I was sent a series of photographs of a bobcat attempting to get a meal made out of deer meat. The pictures are remarkable if for no other reason than someone was able to capture on film a bobcat, one that appears to be of some size, attempting to get a grip on a deer and haul it away for safe munching.

It is obvious from the first of just two photos that I will include, that the photos were taken from inside a vehicle. Thus, this event took place roadside.

I’m not an animal forensic expert and don’t want to pretend to be one. I would like however to at least raise a couple of questions, not to somehow discredit the photographer or the little bit of information contained in the email I received, but to help understand exactly what this event is.

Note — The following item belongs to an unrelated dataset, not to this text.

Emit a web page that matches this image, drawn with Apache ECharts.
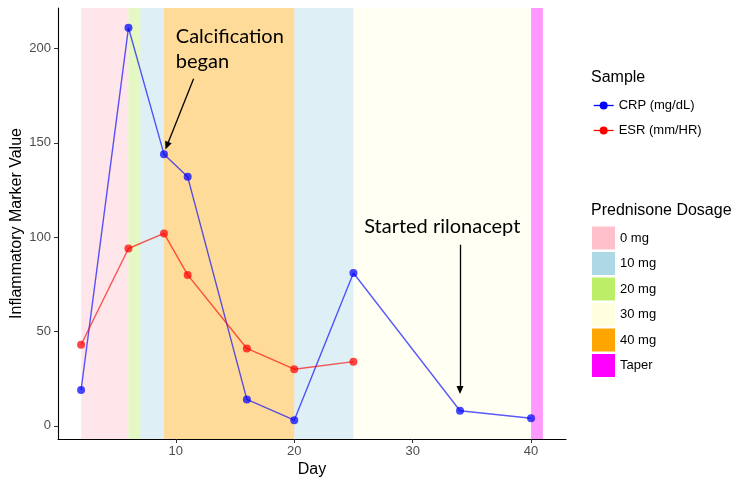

When I received the photos, in one of the many “forwarded” emails, it was written that these were pictures of a bobcat taking down a deer. I have some doubts that that is what is going on – not that I don’t think a bobcat is capable of taking down an adult deer.

If this was an attack site, I would expect to find blood – at least some. On snow, and this snow appears rather fresh, red blood would easily show up. In looking at all the pictures, it seems that the deer might have been at this location for awhile as at least some degree of stiffness has set in.

The photos indicate this is beside a road, at least a road that is plowed which leaves me to think maybe this is road kill and the bobcat is being opportunistic.

There could be reasonable explanations for the questions I have provided and would like to hear them if readers would like to share. Things I don’t know about is what the temperature was outside at this time, whether there are drag marks through the snow to indicate if this deer was dragged to this point by the bobcat, or something else, before he was caught on camera.

Regardless, these are quite remarkable pictures and I am grateful for being the recipient of the sharing.

Perhaps the take away from this is another example of why bobcats should be classified as viable, large predators.